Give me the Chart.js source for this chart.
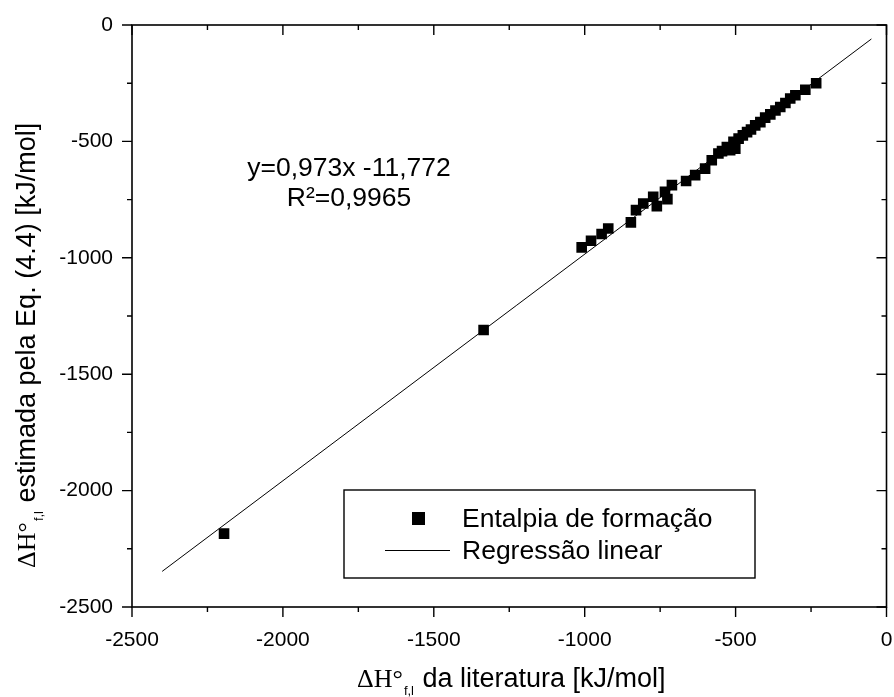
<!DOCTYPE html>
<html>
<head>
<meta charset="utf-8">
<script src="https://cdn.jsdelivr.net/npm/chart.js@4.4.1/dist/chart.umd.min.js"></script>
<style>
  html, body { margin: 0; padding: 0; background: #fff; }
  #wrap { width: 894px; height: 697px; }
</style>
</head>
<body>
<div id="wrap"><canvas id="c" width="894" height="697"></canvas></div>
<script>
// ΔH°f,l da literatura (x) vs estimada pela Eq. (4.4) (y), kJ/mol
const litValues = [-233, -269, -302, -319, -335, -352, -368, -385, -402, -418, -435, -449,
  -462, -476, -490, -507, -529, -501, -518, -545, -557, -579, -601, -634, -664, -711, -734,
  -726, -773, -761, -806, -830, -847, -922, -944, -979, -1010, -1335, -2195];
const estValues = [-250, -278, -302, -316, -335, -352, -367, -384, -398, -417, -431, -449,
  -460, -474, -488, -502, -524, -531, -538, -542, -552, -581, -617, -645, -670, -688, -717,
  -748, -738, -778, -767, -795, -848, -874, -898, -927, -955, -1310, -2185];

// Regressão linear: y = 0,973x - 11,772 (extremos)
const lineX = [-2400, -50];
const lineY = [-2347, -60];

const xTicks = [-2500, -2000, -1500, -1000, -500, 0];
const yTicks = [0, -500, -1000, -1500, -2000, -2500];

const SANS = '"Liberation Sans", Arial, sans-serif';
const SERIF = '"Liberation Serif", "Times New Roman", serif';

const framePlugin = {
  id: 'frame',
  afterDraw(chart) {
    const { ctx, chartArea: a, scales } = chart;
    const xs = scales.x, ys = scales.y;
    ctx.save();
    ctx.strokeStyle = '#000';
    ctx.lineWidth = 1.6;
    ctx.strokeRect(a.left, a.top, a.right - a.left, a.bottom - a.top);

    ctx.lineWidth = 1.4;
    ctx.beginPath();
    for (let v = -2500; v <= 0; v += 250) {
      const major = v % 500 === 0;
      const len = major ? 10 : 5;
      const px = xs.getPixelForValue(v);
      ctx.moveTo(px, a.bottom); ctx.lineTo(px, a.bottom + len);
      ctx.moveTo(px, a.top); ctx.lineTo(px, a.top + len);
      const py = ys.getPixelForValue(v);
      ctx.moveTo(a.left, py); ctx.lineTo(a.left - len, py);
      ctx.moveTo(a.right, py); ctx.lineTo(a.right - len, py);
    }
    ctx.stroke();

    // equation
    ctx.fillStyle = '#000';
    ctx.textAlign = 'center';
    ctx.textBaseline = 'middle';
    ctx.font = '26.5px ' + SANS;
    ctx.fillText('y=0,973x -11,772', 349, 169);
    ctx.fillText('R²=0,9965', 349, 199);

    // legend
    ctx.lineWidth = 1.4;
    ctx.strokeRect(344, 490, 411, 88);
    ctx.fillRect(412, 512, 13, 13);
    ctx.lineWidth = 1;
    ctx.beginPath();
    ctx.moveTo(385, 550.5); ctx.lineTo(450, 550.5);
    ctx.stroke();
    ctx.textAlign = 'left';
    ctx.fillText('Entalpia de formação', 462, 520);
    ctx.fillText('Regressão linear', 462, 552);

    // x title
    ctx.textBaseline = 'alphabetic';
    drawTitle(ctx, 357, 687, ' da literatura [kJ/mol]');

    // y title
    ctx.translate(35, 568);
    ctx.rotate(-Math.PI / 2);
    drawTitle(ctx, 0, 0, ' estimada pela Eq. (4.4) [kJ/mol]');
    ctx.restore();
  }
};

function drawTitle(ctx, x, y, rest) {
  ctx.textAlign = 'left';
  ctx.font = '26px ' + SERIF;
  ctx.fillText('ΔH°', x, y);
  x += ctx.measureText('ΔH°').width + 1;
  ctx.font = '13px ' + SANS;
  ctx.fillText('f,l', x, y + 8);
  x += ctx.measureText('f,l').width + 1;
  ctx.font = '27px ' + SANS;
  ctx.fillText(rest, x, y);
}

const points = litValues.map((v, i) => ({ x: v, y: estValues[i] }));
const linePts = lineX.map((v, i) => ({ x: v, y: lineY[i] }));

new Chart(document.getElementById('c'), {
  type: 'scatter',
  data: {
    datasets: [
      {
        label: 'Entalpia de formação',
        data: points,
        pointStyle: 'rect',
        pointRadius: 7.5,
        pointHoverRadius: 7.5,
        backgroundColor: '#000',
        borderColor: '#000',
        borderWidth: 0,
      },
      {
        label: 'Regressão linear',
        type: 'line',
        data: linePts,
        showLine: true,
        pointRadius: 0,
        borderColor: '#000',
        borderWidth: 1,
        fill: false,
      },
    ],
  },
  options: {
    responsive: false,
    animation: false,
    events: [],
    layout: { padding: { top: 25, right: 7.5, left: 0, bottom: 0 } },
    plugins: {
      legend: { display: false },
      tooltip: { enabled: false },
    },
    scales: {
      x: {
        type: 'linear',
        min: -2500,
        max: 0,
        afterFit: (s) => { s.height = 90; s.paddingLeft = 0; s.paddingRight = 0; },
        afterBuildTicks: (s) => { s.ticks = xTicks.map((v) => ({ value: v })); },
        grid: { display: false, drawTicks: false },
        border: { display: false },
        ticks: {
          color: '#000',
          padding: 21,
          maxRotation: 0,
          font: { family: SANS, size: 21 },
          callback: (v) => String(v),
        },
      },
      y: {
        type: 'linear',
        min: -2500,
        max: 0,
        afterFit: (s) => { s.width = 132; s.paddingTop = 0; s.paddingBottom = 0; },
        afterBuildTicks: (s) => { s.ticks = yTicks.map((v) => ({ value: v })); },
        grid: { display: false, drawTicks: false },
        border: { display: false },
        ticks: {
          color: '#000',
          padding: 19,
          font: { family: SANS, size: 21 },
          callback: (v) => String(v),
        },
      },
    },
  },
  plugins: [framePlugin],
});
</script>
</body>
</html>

----

*Exercise aim*
Every line of the data above should be quoted exactly. Omit the pictures.

*Result of this exercise*
Give me the Chart.js source for this chart.
<!DOCTYPE html>
<html>
<head>
<meta charset="utf-8">
<script src="https://cdn.jsdelivr.net/npm/chart.js@4.4.1/dist/chart.umd.min.js"></script>
<style>
  html, body { margin: 0; padding: 0; background: #fff; }
  #wrap { width: 894px; height: 697px; }
</style>
</head>
<body>
<div id="wrap"><canvas id="c" width="894" height="697"></canvas></div>
<script>
// ΔH°f,l da literatura (x) vs estimada pela Eq. (4.4) (y), kJ/mol
const litValues = [-233, -269, -302, -319, -335, -352, -368, -385, -402, -418, -435, -449,
  -462, -476, -490, -507, -529, -501, -518, -545, -557, -579, -601, -634, -664, -711, -734,
  -726, -773, -761, -806, -830, -847, -922, -944, -979, -1010, -1335, -2195];
const estValues = [-250, -278, -302, -316, -335, -352, -367, -384, -398, -417, -431, -449,
  -460, -474, -488, -502, -524, -531, -538, -542, -552, -581, -617, -645, -670, -688, -717,
  -748, -738, -778, -767, -795, -848, -874, -898, -927, -955, -1310, -2185];

// Regressão linear: y = 0,973x - 11,772 (extremos)
const lineX = [-2400, -50];
const lineY = [-2347, -60];

const xTicks = [-2500, -2000, -1500, -1000, -500, 0];
const yTicks = [0, -500, -1000, -1500, -2000, -2500];

const SANS = '"Liberation Sans", Arial, sans-serif';
const SERIF = '"Liberation Serif", "Times New Roman", serif';

const framePlugin = {
  id: 'frame',
  afterDraw(chart) {
    const { ctx, chartArea: a, scales } = chart;
    const xs = scales.x, ys = scales.y;
    ctx.save();
    ctx.strokeStyle = '#000';
    ctx.lineWidth = 1.6;
    ctx.strokeRect(a.left, a.top, a.right - a.left, a.bottom - a.top);

    ctx.lineWidth = 1.4;
    ctx.beginPath();
    for (let v = -2500; v <= 0; v += 250) {
      const major = v % 500 === 0;
      const len = major ? 10 : 5;
      const px = xs.getPixelForValue(v);
      ctx.moveTo(px, a.bottom); ctx.lineTo(px, a.bottom + len);
      ctx.moveTo(px, a.top); ctx.lineTo(px, a.top + len);
      const py = ys.getPixelForValue(v);
      ctx.moveTo(a.left, py); ctx.lineTo(a.left - len, py);
      ctx.moveTo(a.right, py); ctx.lineTo(a.right - len, py);
    }
    ctx.stroke();

    // equation
    ctx.fillStyle = '#000';
    ctx.textAlign = 'center';
    ctx.textBaseline = 'middle';
    ctx.font = '26.5px ' + SANS;
    ctx.fillText('y=0,973x -11,772', 349, 169);
    ctx.fillText('R²=0,9965', 349, 199);

    // legend
    ctx.lineWidth = 1.4;
    ctx.strokeRect(344, 490, 411, 88);
    ctx.fillRect(412, 512, 13, 13);
    ctx.lineWidth = 1;
    ctx.beginPath();
    ctx.moveTo(385, 550.5); ctx.lineTo(450, 550.5);
    ctx.stroke();
    ctx.textAlign = 'left';
    ctx.fillText('Entalpia de formação', 462, 520);
    ctx.fillText('Regressão linear', 462, 552);

    // x title
    ctx.textBaseline = 'alphabetic';
    drawTitle(ctx, 357, 687, ' da literatura [kJ/mol]');

    // y title
    ctx.translate(35, 568);
    ctx.rotate(-Math.PI / 2);
    drawTitle(ctx, 0, 0, ' estimada pela Eq. (4.4) [kJ/mol]');
    ctx.restore();
  }
};

function drawTitle(ctx, x, y, rest) {
  ctx.textAlign = 'left';
  ctx.font = '26px ' + SERIF;
  ctx.fillText('ΔH°', x, y);
  x += ctx.measureText('ΔH°').width + 1;
  ctx.font = '13px ' + SANS;
  ctx.fillText('f,l', x, y + 8);
  x += ctx.measureText('f,l').width + 1;
  ctx.font = '27px ' + SANS;
  ctx.fillText(rest, x, y);
}

const points = litValues.map((v, i) => ({ x: v, y: estValues[i] }));
const linePts = lineX.map((v, i) => ({ x: v, y: lineY[i] }));

new Chart(document.getElementById('c'), {
  type: 'scatter',
  data: {
    datasets: [
      {
        label: 'Entalpia de formação',
        data: points,
        pointStyle: 'rect',
        pointRadius: 7.5,
        pointHoverRadius: 7.5,
        backgroundColor: '#000',
        borderColor: '#000',
        borderWidth: 0,
      },
      {
        label: 'Regressão linear',
        type: 'line',
        data: linePts,
        showLine: true,
        pointRadius: 0,
        borderColor: '#000',
        borderWidth: 1,
        fill: false,
      },
    ],
  },
  options: {
    responsive: false,
    animation: false,
    events: [],
    layout: { padding: { top: 25, right: 7.5, left: 0, bottom: 0 } },
    plugins: {
      legend: { display: false },
      tooltip: { enabled: false },
    },
    scales: {
      x: {
        type: 'linear',
        min: -2500,
        max: 0,
        afterFit: (s) => { s.height = 90; s.paddingLeft = 0; s.paddingRight = 0; },
        afterBuildTicks: (s) => { s.ticks = xTicks.map((v) => ({ value: v })); },
        grid: { display: false, drawTicks: false },
        border: { display: false },
        ticks: {
          color: '#000',
          padding: 21,
          maxRotation: 0,
          font: { family: SANS, size: 21 },
          callback: (v) => String(v),
        },
      },
      y: {
        type: 'linear',
        min: -2500,
        max: 0,
        afterFit: (s) => { s.width = 132; s.paddingTop = 0; s.paddingBottom = 0; },
        afterBuildTicks: (s) => { s.ticks = yTicks.map((v) => ({ value: v })); },
        grid: { display: false, drawTicks: false },
        border: { display: false },
        ticks: {
          color: '#000',
          padding: 19,
          font: { family: SANS, size: 21 },
          callback: (v) => String(v),
        },
      },
    },
  },
  plugins: [framePlugin],
});
</script>
</body>
</html>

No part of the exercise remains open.